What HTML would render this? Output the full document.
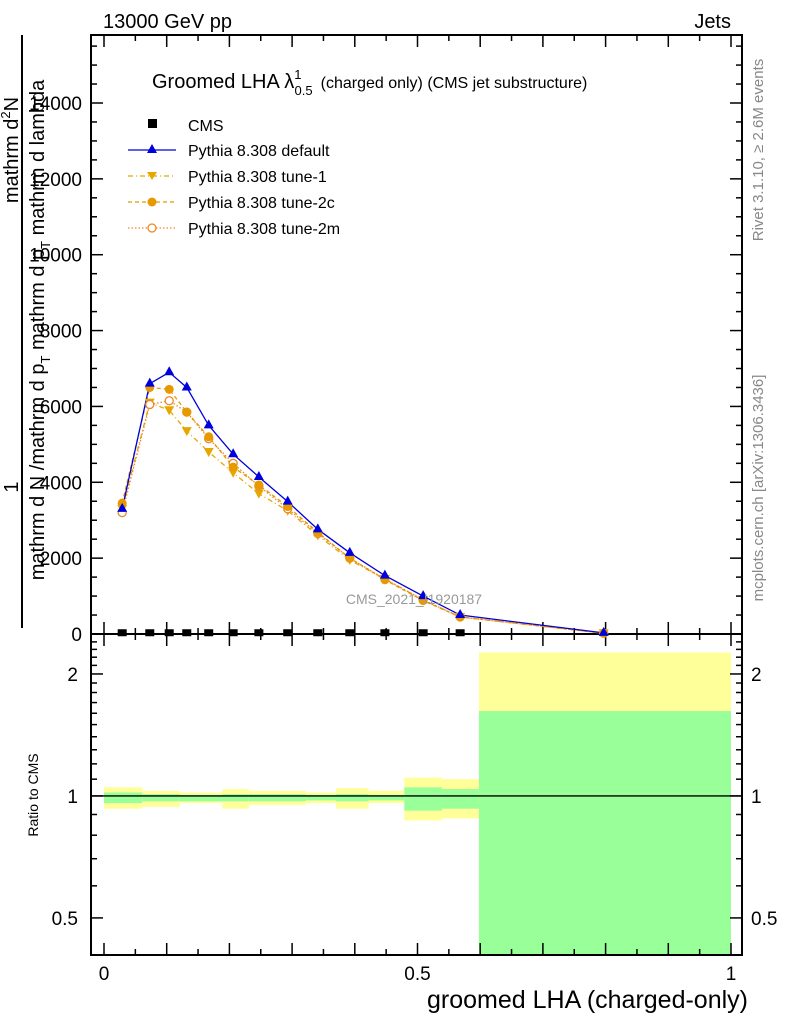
<!DOCTYPE html>
<html><head><meta charset="utf-8"><style>
body{margin:0;background:#fff;}
svg text{font-family:"Liberation Sans",sans-serif;}
</style></head><body>
<svg id="c" width="786" height="1024" xmlns="http://www.w3.org/2000/svg">
<g id="bands"></g>
<g id="axes"></g>
<g id="series"></g>
<text x="103" y="28" font-size="20">13000 GeV pp</text>
<text x="731" y="28" font-size="20" text-anchor="end">Jets</text>
<text x="152" y="88" font-size="20">Groomed LHA λ<tspan font-size="13" dy="-9">1</tspan><tspan font-size="13" dx="-7" dy="16">0.5</tspan><tspan font-size="16" dx="8" dy="-7">(charged only) (CMS jet substructure)</tspan></text>
<text x="414" y="604" font-size="14" fill="#999" text-anchor="middle">CMS_2021_I1920187</text>
<text transform="translate(763,150) rotate(-90)" font-size="15" fill="#888" text-anchor="middle">Rivet 3.1.10, ≥ 2.6M events</text>
<text transform="translate(763,488) rotate(-90)" font-size="15" fill="#888" text-anchor="middle">mcplots.cern.ch [arXiv:1306.3436]</text>
<g>
<text transform="translate(18,487) rotate(-90)" font-size="20" text-anchor="middle">1</text>
<line x1="22" y1="35" x2="22" y2="628" stroke="#000" stroke-width="2"/>
<text transform="translate(18,150) rotate(-90)" font-size="20" text-anchor="middle">mathrm d<tspan font-size="13" dy="-8">2</tspan><tspan dy="8">N</tspan></text>
<text transform="translate(44,330) rotate(-90)" font-size="20" text-anchor="middle">mathrm d N /mathrm d p<tspan font-size="13" dy="6">T</tspan><tspan dy="-6"> mathrm d p</tspan><tspan font-size="13" dy="6">T</tspan><tspan dy="-6"> mathrm d lambda</tspan></text>
</g>
<text transform="translate(38,795) rotate(-90)" font-size="14" text-anchor="middle">Ratio to CMS</text>
<text x="748" y="1008" font-size="25" text-anchor="end">groomed LHA (charged-only)</text>
<g>
<rect x="148" y="119" width="9" height="9" fill="#000"/>
<text x="188" y="131" font-size="16">CMS</text>
<line x1="128" y1="150" x2="176" y2="150" stroke="#0000dd" stroke-width="1.3"/>
<polygon points="152,144 157,153 147,153" fill="#0000dd"/>
<text x="188" y="156" font-size="16">Pythia 8.308 default</text>
<line x1="128" y1="176" x2="176" y2="176" stroke="#e6a800" stroke-width="1.3" stroke-dasharray="5,3,1,3"/>
<polygon points="147,172 157,172 152,180" fill="#e6a800"/>
<text x="188" y="182" font-size="16">Pythia 8.308 tune-1</text>
<line x1="128" y1="202" x2="176" y2="202" stroke="#e69a00" stroke-width="1.3" stroke-dasharray="4,3"/>
<circle cx="152" cy="202" r="4.5" fill="#e69a00"/>
<text x="188" y="208" font-size="16">Pythia 8.308 tune-2c</text>
<line x1="128" y1="228" x2="176" y2="228" stroke="#ee8822" stroke-width="1.3" stroke-dasharray="1.5,2"/>
<circle cx="152" cy="228" r="4" fill="#fff" stroke="#ee8822" stroke-width="1.3"/>
<text x="188" y="234" font-size="16">Pythia 8.308 tune-2m</text>
</g>
</svg>
<script>
const xs = [0.029,0.073,0.104,0.132,0.167,0.206,0.247,0.293,0.341,0.392,0.448,0.509,0.568,0.797];
const cms = [20,20,20,20,20,20,20,20,20,20,20,20,20,5];
const pyDefault = [3300,6600,6900,6500,5500,4740,4140,3490,2760,2140,1540,1000,500,30];
const tune1 = [3300,6100,5900,5350,4800,4250,3700,3250,2600,1950,1450,900,450,20];
const tune2c = [3450,6500,6450,5850,5200,4400,3930,3360,2680,2000,1430,880,450,20];
const tune2m = [3200,6050,6150,5850,5150,4500,3900,3300,2650,2000,1450,900,450,20];
const binEdges = [0,0.061,0.121,0.189,0.231,0.322,0.370,0.422,0.479,0.539,0.598,1];
const yelHi = [1.05,1.03,1.02,1.04,1.03,1.02,1.045,1.03,1.11,1.10,2.26];
const yelLo = [0.93,0.94,0.96,0.93,0.95,0.96,0.93,0.96,0.87,0.88,0.3];
const grnHi = [1.02,1.01,1.006,1.01,1.01,1.006,1.01,1.006,1.05,1.04,1.62];
const grnLo = [0.96,0.97,0.97,0.97,0.97,0.975,0.97,0.975,0.92,0.93,0.3];
const mainTicks = [0,2000,4000,6000,8000,10000,12000,14000];
const xTicks = [0,0.5,1];
const xTickLabels = ["0","0.5","1"];
const ratioTicks = [0.5,1,2];
const ratioTickLabels = ["0.5","1","2"];

const NS="http://www.w3.org/2000/svg";
const L=91,R=742,T=35,B=634,RB=955;
const X=v=>104+v*627;
const Y=v=>634-v*(531/14000);
const RMIN=0.405,RMAX=2.51;
const YR=v=>{v=Math.max(RMIN,Math.min(RMAX,v));return RB-(Math.log10(v)-Math.log10(RMIN))/(Math.log10(RMAX)-Math.log10(RMIN))*(RB-B);};
function mk(tag,attrs,parent){const e=document.createElementNS(NS,tag);for(const k in attrs)e.setAttribute(k,attrs[k]);parent.appendChild(e);return e;}
const bands=document.getElementById('bands'),axes=document.getElementById('axes'),ser=document.getElementById('series');
for(let i=0;i<yelHi.length;i++){
  const x0=X(binEdges[i]),x1=X(binEdges[i+1]);
  const y=mk('rect',{x:x0,y:YR(yelHi[i]),width:x1-x0,height:YR(yelLo[i])-YR(yelHi[i]),fill:'#ffff99'},bands);
  
  
  const g=mk('rect',{x:x0,y:YR(grnHi[i]),width:x1-x0,height:YR(grnLo[i])-YR(grnHi[i]),fill:'#99ff99'},bands);
  
  
}
const rl=mk('line',{x1:L,x2:R,y1:YR(1),y2:YR(1),stroke:'#000','stroke-width':1.3},axes);


mk('rect',{x:L,y:T,width:R-L,height:B-T,fill:'none',stroke:'#000','stroke-width':2},axes);
mk('rect',{x:L,y:B,width:R-L,height:RB-B,fill:'none',stroke:'#000','stroke-width':2},axes);
for(let v=0;v<=15500;v+=500){const big=v%2000===0;const w=big?12:6;
  mk('line',{x1:L,x2:L+w,y1:Y(v),y2:Y(v),stroke:'#000','stroke-width':1.5},axes);
  mk('line',{x1:R,x2:R-w,y1:Y(v),y2:Y(v),stroke:'#000','stroke-width':1.5},axes);}
mainTicks.forEach(v=>{const t=mk('text',{x:82,y:Y(v)+7,'font-size':19,'text-anchor':'end'},axes);t.textContent=String(v);
  
  });
for(let v=0;v<=1.0001;v+=0.05){const big=Math.abs(v*10-Math.round(v*10))<1e-6;const w=big?12:6;const x=X(v);
  [[T,1],[B,-1],[B,1],[RB,-1]].forEach(([y0,d])=>mk('line',{x1:x,x2:x,y1:y0,y2:y0+d*w,stroke:'#000','stroke-width':1.5},axes));}
xTicks.forEach((v,i)=>{const t=mk('text',{x:X(v),y:980,'font-size':19,'text-anchor':'middle'},axes);t.textContent=xTickLabels[i];
  
  });
for(let v=0.5;v<=2.5;v+=0.1){const big=[0.5,1,2].some(b=>Math.abs(b-v)<1e-6);const w=big?12:6;
  mk('line',{x1:L,x2:L+w,y1:YR(v),y2:YR(v),stroke:'#000','stroke-width':1.5},axes);
  mk('line',{x1:R,x2:R-w,y1:YR(v),y2:YR(v),stroke:'#000','stroke-width':1.5},axes);}
ratioTicks.forEach((v,i)=>{
  const a=mk('text',{x:78,y:YR(v)+7,'font-size':19,'text-anchor':'end'},axes);a.textContent=ratioTickLabels[i];
  
  
  const b=mk('text',{x:751,y:YR(v)+7,'font-size':19},axes);b.textContent=ratioTickLabels[i];
  
  });
function line(vals,color,dash,name){
  const p=mk('polyline',{points:vals.map((v,i)=>X(xs[i])+','+Y(v)).join(' '),fill:'none',stroke:color,'stroke-width':1.3,'stroke-dasharray':dash},ser);
  
  
}
line(tune1,'#e6a800','5,3,1,3','tune1-line');
line(tune2c,'#e69a00','4,3','tune2c-line');
line(tune2m,'#ee8822','1.5,2','tune2m-line');
line(pyDefault,'#0000dd','','default-line');
tune1.forEach((v,i)=>{const x=X(xs[i]),y=Y(v);const m=mk('polygon',{points:`${x-5},${y-4} ${x+5},${y-4} ${x},${y+5}`,fill:'#e6a800'},ser);
  
  });
tune2m.forEach((v,i)=>{const m=mk('circle',{cx:X(xs[i]),cy:Y(v),r:4,fill:'#fff',stroke:'#ee8822','stroke-width':1.3},ser);
  
  });
tune2c.forEach((v,i)=>{const m=mk('circle',{cx:X(xs[i]),cy:Y(v),r:4.5,fill:'#e69a00'},ser);
  
  });
pyDefault.forEach((v,i)=>{const x=X(xs[i]),y=Y(v);const m=mk('polygon',{points:`${x},${y-6} ${x+5},${y+3} ${x-5},${y+3}`,fill:'#0000dd'},ser);
  
  });
cms.forEach((v,i)=>{if(xs[i]>0.7)return;const x=X(xs[i]),y=Y(v);const m=mk('rect',{x:x-4.5,y:y-4,width:9,height:7,fill:'#000'},ser);
  
  });
</script>
</body></html>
------------------------------------------------------------
Copy each line that holds the word "document".

-- Full response --
What HTML would render this? Output the full document.
function mk(tag,attrs,parent){const e=document.createElementNS(NS,tag);for(const k in attrs)e.setAttribute(k,attrs[k]);parent.appendChild(e);return e;}
const bands=document.getElementById('bands'),axes=document.getElementById('axes'),ser=document.getElementById('series');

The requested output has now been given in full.